1a.Objectives (from AD-416):
The objective of this cooperative research project is to design tools to process and annotate livestock genome sequences, including gene expression data, single nucleotide polymorphisms for breed specific Haplotype map development and also support the on-going genomic selection, genome-wide association analysis and QTL fine mapping projects.
1b.Approach (from AD-416):
Software will be developed or adapted for use in annotating whole genome sequence data being generated as part of international collaborations that include ARS, including gene prediction, use of comparative mapping information, and identifying novel genetic markers (polymorphisms) and positional candidate genes. Emphasis should be given to problems specific to post-analysis of the bovine genome sequencing project, as BFGL is leading those efforts and development of tools with wide utility for the community is a priority. Tools will be developed or adopted to quickly identify positional candidate genes from QTL map position integration with signatures of selection, gene expression and breed specific polymorphism information. Methods for comparison of genetic variation in coding genes between sub-species of cattle need to be investigated.

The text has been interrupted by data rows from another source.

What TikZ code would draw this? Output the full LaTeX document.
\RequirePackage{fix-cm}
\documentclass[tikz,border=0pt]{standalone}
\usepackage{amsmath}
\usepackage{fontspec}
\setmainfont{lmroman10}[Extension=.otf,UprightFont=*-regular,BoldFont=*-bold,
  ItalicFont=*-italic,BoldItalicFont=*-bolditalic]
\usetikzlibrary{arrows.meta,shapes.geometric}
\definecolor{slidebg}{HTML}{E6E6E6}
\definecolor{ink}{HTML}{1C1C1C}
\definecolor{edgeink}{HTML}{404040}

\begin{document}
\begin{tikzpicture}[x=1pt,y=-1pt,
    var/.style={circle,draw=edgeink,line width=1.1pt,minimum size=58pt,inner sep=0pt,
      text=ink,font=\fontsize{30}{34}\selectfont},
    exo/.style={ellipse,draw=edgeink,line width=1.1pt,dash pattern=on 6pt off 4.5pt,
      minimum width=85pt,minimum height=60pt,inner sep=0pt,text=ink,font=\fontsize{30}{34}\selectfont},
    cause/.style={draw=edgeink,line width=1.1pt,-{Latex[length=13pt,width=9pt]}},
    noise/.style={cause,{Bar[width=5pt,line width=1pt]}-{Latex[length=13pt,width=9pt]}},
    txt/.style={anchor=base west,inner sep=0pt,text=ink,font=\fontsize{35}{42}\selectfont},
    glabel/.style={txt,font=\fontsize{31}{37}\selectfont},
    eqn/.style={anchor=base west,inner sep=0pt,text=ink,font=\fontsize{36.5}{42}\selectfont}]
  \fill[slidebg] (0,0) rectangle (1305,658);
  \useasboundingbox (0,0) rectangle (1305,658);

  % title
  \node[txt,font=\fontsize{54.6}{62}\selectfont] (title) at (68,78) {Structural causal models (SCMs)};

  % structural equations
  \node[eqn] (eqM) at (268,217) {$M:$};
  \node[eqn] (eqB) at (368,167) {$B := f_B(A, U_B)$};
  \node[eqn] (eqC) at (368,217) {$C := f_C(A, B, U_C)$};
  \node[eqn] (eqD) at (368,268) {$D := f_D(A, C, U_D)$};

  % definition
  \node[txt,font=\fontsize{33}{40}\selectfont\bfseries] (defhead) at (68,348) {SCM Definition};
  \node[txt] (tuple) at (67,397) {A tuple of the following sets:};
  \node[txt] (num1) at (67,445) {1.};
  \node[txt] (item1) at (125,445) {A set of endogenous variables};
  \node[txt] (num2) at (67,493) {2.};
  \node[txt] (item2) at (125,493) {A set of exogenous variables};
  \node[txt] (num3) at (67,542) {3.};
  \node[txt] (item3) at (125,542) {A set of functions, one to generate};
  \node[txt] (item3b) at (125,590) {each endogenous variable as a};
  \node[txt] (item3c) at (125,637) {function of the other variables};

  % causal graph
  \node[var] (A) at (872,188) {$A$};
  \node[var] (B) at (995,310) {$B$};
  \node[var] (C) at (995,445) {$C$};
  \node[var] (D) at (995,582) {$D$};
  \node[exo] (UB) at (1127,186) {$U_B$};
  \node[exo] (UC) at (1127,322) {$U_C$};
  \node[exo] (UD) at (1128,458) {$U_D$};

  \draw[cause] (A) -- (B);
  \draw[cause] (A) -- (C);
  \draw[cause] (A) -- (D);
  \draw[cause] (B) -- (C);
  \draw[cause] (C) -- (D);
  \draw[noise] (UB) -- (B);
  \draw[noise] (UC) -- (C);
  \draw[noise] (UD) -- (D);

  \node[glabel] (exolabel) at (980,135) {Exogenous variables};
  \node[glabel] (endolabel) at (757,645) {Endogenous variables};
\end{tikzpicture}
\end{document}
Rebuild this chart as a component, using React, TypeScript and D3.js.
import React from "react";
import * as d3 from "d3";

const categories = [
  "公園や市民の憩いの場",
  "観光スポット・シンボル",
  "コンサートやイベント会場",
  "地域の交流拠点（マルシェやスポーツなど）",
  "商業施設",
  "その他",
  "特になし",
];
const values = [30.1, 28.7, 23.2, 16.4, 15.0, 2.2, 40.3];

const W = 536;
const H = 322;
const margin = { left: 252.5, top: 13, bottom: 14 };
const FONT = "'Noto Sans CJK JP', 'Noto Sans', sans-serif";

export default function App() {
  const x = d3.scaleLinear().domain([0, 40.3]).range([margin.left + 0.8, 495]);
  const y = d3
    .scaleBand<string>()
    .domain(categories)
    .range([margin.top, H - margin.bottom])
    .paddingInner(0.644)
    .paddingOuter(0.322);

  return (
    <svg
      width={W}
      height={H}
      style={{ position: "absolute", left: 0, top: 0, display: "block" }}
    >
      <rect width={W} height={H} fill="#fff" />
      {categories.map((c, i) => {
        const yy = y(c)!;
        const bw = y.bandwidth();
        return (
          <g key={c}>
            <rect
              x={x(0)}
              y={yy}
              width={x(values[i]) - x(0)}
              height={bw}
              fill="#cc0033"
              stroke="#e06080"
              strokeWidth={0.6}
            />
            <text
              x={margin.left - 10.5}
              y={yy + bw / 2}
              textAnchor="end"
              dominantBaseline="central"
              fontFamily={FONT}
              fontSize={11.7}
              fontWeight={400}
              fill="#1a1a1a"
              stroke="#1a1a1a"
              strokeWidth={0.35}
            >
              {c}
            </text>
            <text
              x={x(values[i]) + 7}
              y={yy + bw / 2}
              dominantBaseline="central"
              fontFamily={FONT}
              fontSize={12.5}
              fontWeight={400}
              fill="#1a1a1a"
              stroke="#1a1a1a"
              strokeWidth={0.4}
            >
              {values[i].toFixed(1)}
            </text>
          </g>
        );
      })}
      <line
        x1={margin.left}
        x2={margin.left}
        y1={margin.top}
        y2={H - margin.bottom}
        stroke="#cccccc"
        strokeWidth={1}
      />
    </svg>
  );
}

The cooperators received data from 48 million SNP discovered through sequencing 60 animals on a next generation sequence platform and ran these SNP through a series of bioinformatic tools to annotate the SNP. The 48,620,857 SNPs were functionally annotated using ANNOVAR, a genetic variant annotation program that is fast enough to annotate millions of SNPs on a desktop computer. More than 9,000 stop gain and loss codon mutations were identified. This result signified there were a number of false positive SNP in the dataset, so the SNP discovery analysis was rerun by ARS scientists. The cooperators submitted a written report of the initial findings using the flawed dataset.